La fijación a la madre es otra de las razones que alimentan la promiscuidad porque los expone a una mayor insatisfacción en las relaciones con las otras mujeres que no son ella. Además siendo promiscuos se protegen a sí mismos de una posible pérdida. Otra de las maneras de protegerse es la tan clásica relación con dos mujeres. La del amor, a la que dirigen la ternura, una mujer que admiran y respetan, la que representa un ideal, pero con la que sufren de impotencia o de una potencia disminuida. Paralelamente su deseo erótico se acrecienta con otra mujer, que en otros tiempos era socialmente despreciada, pero que sin llegar en la actualidad hasta ese punto, basta con que sus
recursos –tanto sociales, como económicos o educativos- la coloquen en una situación de inferioridad con ellos o al menos, que dependa de ellos en algún sentido. Eso les permite desplegar su potencia. Esto funciona como un subtexto aún en aquellos hombres posmodernos que están de acuerdo con la igualdad entre los sexos. En la película que protagonizó Sergi López, “El cielo abierto”, puede verse bien esta problemática. Una cosa es la ideología consciente y otra cosa es la erogeneidad del cuerpo que aún sigue respondiendo a patrones de excitación más arcaicos.

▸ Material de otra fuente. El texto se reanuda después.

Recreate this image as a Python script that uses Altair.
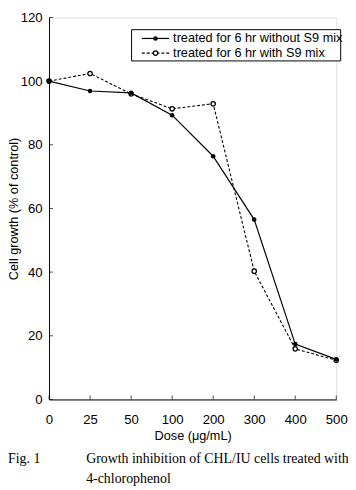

El coste subjetivo de haber sido socializado para dominar consiste en una penosa dependencia narcisista de la imagen masculina ideal que cree que debe encarnar, lo que lo expone al derrumbe psicológico cuando no puede hacerlo. En realidad, nadie puede pero todo hombre está sujeto a la imagen fantasmática de otro hombre que podría más que él y frente al cual se siente disminuido. La envidia del pene en realidad es masculina, no femenina. La famosa cuestión de la medida... El varón tiene que aprender a vivir la sexualidad con el cuerpo no sólo como una alianza entre pene y cerebro, en ese orden. Pero para poder vivirla con el cuerpo, tiene que perder el miedo a sus aspectos pasivos, a la ternura, a perder potencia. En cierta manera, eso no quiere decir feminizar, sino hacer un aprendizaje de la incompletud que afecta a ambos sexos –en lo que las mujeres estamos más entrenadas-, incompletud que una cultura falicista como la nuestra se empeña en negar para los varones, como si eso fuese una cuestión que afectara sólo a las mujeres.